# Statistics: Totals not representative of individual sums

1. Nov 4, 2012

### liveitout

Hi there,
This is going to be difficult for me to explain, so I will try my best. My statistics is kind of rusty...
I've been given census data to analyze and I'm having problems. The totals are all given by the government.

For a specific attribute I've been given rows of different areas, and columns pertaining to the attribute. For ex. Race is divided into visible minority (further broken down into 5 other descriptive minorities) and non-minority.
The first row contains the total population, and total number of non-minorities, and each race and then the non-minorities.

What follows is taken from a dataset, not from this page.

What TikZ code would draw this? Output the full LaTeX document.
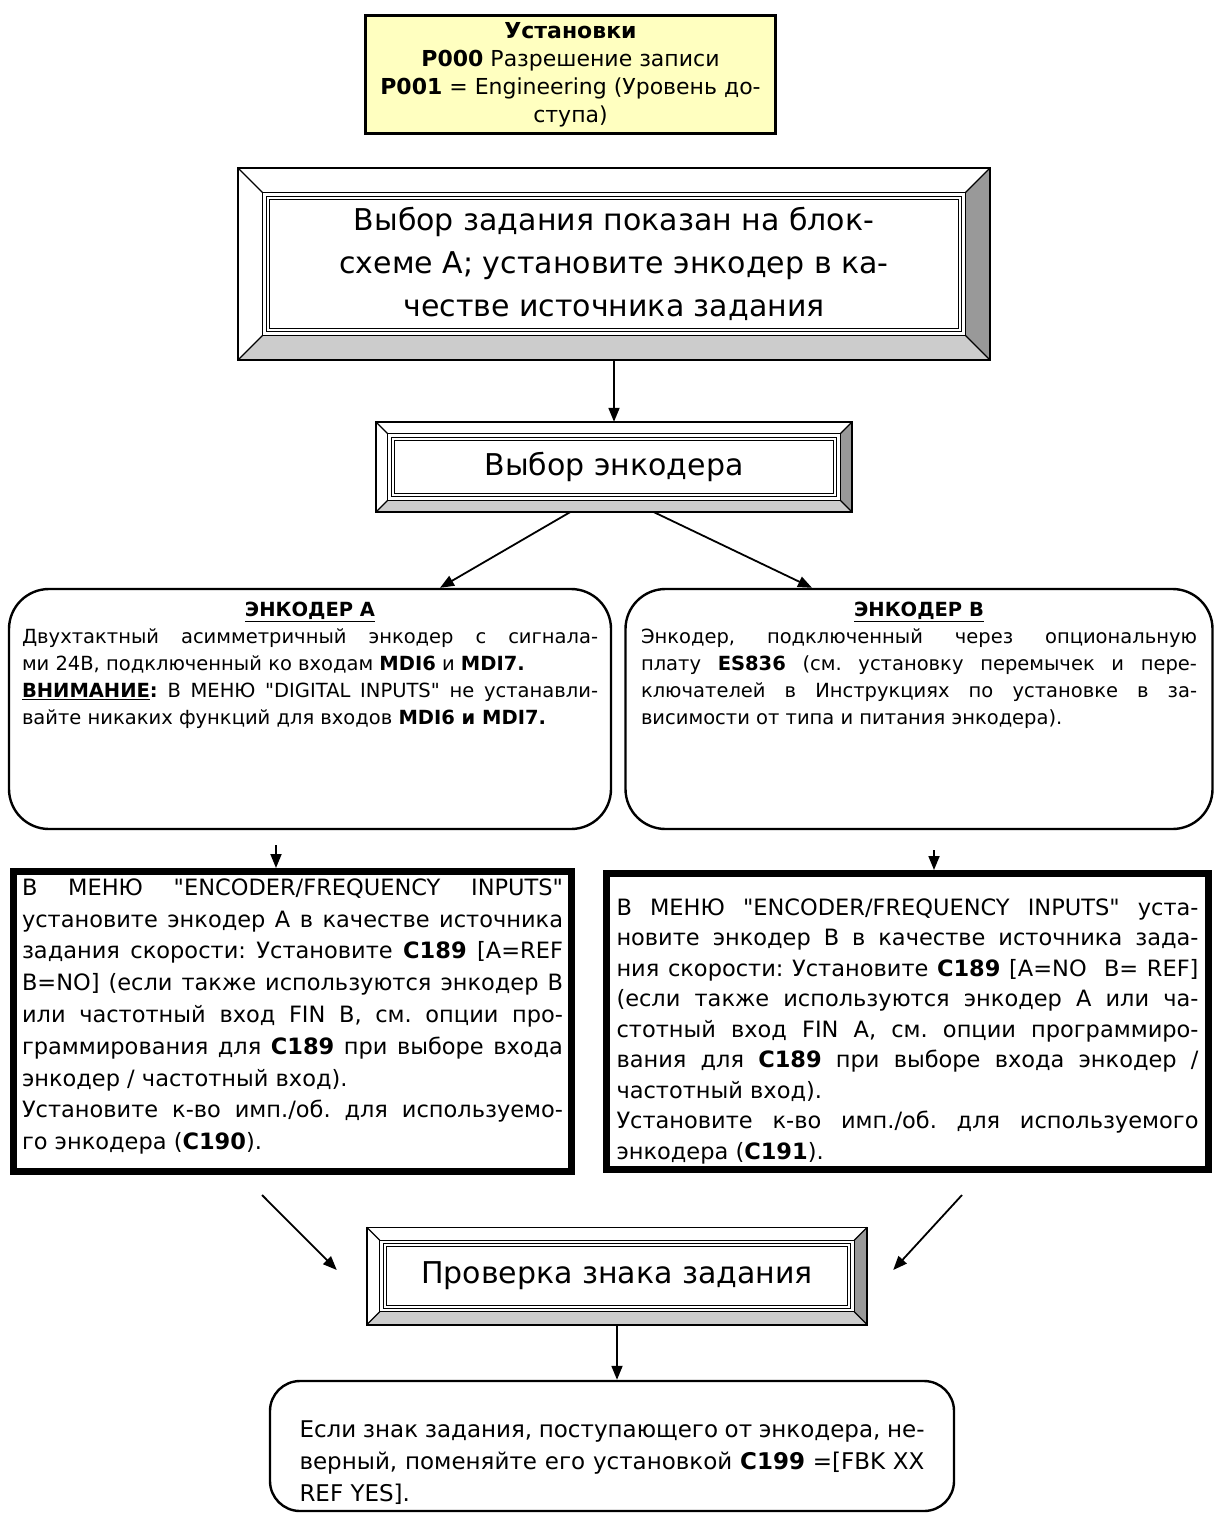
\documentclass[tikz,border=0pt]{standalone}
\usepackage{fontspec}
\setmainfont{DejaVu Sans}
\newfontfamily\plainq{DejaVu Sans}
\usetikzlibrary{arrows.meta}
\definecolor{setupyellow}{RGB}{255,255,192}
\newcommand{\jline}[1]{\makebox[\linewidth][s]{#1}}
\newcommand{\qq}{{\plainq"}}
\frenchspacing

\begin{document}
\begin{tikzpicture}[x=1pt, y=-1pt]
      \tikzstyle{every node}=[inner sep=0pt]
      \tikzstyle{flow}=[line width=1.8pt, -{Triangle[length=14pt, width=11pt]}]
      \tikzstyle{bevelframe}=[align=center, font=\fontsize{30}{43}\selectfont]
      \tikzstyle{ebox}=[draw, line width=2.4pt, rounded corners=40pt]
      \tikzstyle{thickbox}=[draw, line width=7pt]

      \useasboundingbox (0,0) rectangle (1216,1517);
      \fill[white] (0,0) rectangle (1216,1517);

      % settings
      \node[draw, line width=3pt, fill=setupyellow, minimum width=410, minimum height=118,
        align=center, font=\fontsize{22}{28}\selectfont] (set) at (570.5,74.5)
        {\textbf{Установки}\\ \textbf{P000} Разрешение записи\\
         \textbf{P001} = Engineering (Уровень до-\\ ступа)};

      % frames
      \path (614,264) node[bevelframe, minimum width=752, minimum height=192] (sel)
        {Выбор задания показан на блок-\\схеме А; установите энкодер в ка-\\честве источника задания};
      \path (614,467) node[bevelframe, minimum width=476, minimum height=90] (enc) {Выбор энкодера};
      \path (617,1276) node[bevelframe, minimum width=500, minimum height=97] (chk) {Проверка знака задания};

      \foreach \f/\b in {sel/25, enc/12, chk/13}
      {
        \fill[gray!40] (\f.south west) -- (\f.south east) -- ([shift={(-\b,-\b)}]\f.south east)
          -- ([shift={(\b,-\b)}]\f.south west) -- cycle;
        \fill[gray!80] (\f.south east) -- (\f.north east) -- ([shift={(-\b,\b)}]\f.north east)
          -- ([shift={(-\b,-\b)}]\f.south east) -- cycle;
        \draw[line width=1.6pt] (\f.north west) rectangle (\f.south east);
        \draw[line width=1.2pt] ([shift={(\b,\b)}]\f.north west) rectangle ([shift={(-\b,-\b)}]\f.south east);
        \draw[line width=1.2pt]
          (\f.north west) -- ++(\b,\b)
          (\f.north east) -- ++(-\b,\b)
          (\f.south west) -- ++(\b,-\b)
          (\f.south east) -- ++(-\b,-\b);
        \draw[line width=1pt, double, double distance=2pt]
          ([shift={(\b+5,\b+5)}]\f.north west) rectangle ([shift={(-\b-5,-\b-5)}]\f.south east);
      }

      % encoders
      \node[ebox, minimum width=602, minimum height=240] (encA) at (310,709)
        {\parbox[c][214pt][t]{576pt}{\fontsize{19.5}{27}\selectfont\raggedright
          \makebox[\linewidth]{\underline{\textbf{ЭНКОДЕР А}}}\\
          \jline{Двухтактный асимметричный энкодер с сигнала-}\\
          ми 24В, подключенный ко входам \textbf{MDI6} и \textbf{MDI7.}\\
          \jline{\underline{\textbf{ВНИМАНИЕ}}\textbf{:} В МЕНЮ \qq DIGITAL INPUTS\qq{} не устанавли-}\\
          вайте никаких функций для входов \textbf{MDI6 и MDI7.}}};
      \node[ebox, minimum width=587, minimum height=240] (encB) at (919,709)
        {\parbox[c][214pt][t]{556pt}{\fontsize{19.5}{27}\selectfont\raggedright
          \makebox[\linewidth]{\underline{\textbf{ЭНКОДЕР В}}}\\
          \jline{Энкодер, подключенный через опциональную}\\
          \jline{плату \textbf{ES836} (см. установку перемычек и пере-}\\
          \jline{ключателей в Инструкциях по установке в за-}\\
          висимости от типа и питания энкодера).}};

      % menu settings
      \node[thickbox, minimum width=558, minimum height=300] (cfgA) at (292.5,1021.5)
        {\parbox[c][286pt][t]{541pt}{\fontsize{22.5}{31.8}\selectfont\raggedright
          \jline{В МЕНЮ \qq ENCODER/FREQUENCY INPUTS\qq}\\
          \jline{установите энкодер А в качестве источника}\\
          \jline{задания скорости: Установите \textbf{C189} [A=REF}\\
          \jline{B=NO] (если также используются энкодер В}\\
          \jline{или частотный вход FIN B, см. опции про-}\\
          \jline{граммирования для \textbf{C189} при выборе входа}\\
          энкодер / частотный вход).\\
          \jline{Установите к-во имп./об. для используемо-}\\
          го энкодера (\textbf{C190}).}};
      \node[thickbox, minimum width=602, minimum height=296] (cfgB) at (907.5,1021.5)
        {\parbox[c][280pt][b]{582pt}{\fontsize{22.5}{30.5}\selectfont\raggedright
          \jline{В МЕНЮ \qq ENCODER/FREQUENCY INPUTS\qq{} уста-}\\
          \jline{новите энкодер В в качестве источника зада-}\\
          \jline{ния скорости: Установите \textbf{C189} [A=NO\ \ B= REF]}\\
          \jline{(если также используются энкодер А или ча-}\\
          \jline{стотный вход FIN A, см. опции программиро-}\\
          \jline{вания для \textbf{C189} при выборе входа энкодер /}\\
          частотный вход).\\
          \jline{Установите к-во имп./об. для используемого}\\
          энкодера (\textbf{C191}).}};

      % sign check result
      \node[ebox, rounded corners=30pt, minimum width=684, minimum height=130] (fin) at (612,1446)
        {\parbox[c][114pt][b]{625pt}{\fontsize{23}{32}\selectfont\raggedright
          \jline{Если знак задания, поступающего от энкодера, не-}\\
          \jline{верный, поменяйте его установкой \textbf{C199} =[FBK XX}\\
          REF YES].}};

      \coordinate (a1) at (276,845);
      \coordinate (b1) at (934,850);
      \coordinate (a2) at (262,1195);
      \coordinate (b2) at (962,1195);

      \draw[flow] (sel.south) -- (enc.north);
      \draw[flow] ([xshift=-44pt]enc.south) -- ([xshift=130pt]encA.north);
      \draw[flow] ([xshift=40pt]enc.south) -- ([xshift=-107pt]encB.north);
      \draw[flow] (a1) -- (a1 |- cfgA.north);
      \draw[flow] (b1) -- (b1 |- cfgB.north);
      \draw[flow] (a2) -- ([shift={(-30,-6)}]chk.west);
      \draw[flow] (b2) -- ([shift={(26,-6)}]chk.east);
      \draw[flow] (chk.south) -- (chk.south |- fin.north);
\end{tikzpicture}
\end{document}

This all works out fine.

However, for each row (or area) the SUM total population is off by +/- 10.
Non-minorities + Visible minorities do not equal the total, and are either above or below by 10.
I'm trying to get percentages for each area, but if the total isn't accurate...what exactly can I do statistically to make this valid?

ex) Visible Minority = VM, non-minority = NM, Race1 = n, Race2 = k, race3= l

VM = n + k + l
VM + NM = total population
But in this case VM + NM = +/- 10 the given total

If you need further examples please let me know, I've tried my best!

Thanks a lot.

2. Nov 4, 2012

### Stephen Tashi

I suggest you give a specific numerical example of the data layout. If the real data is complicated, you might link to an example of it if it is public data and online. Or you might make up a simplified example.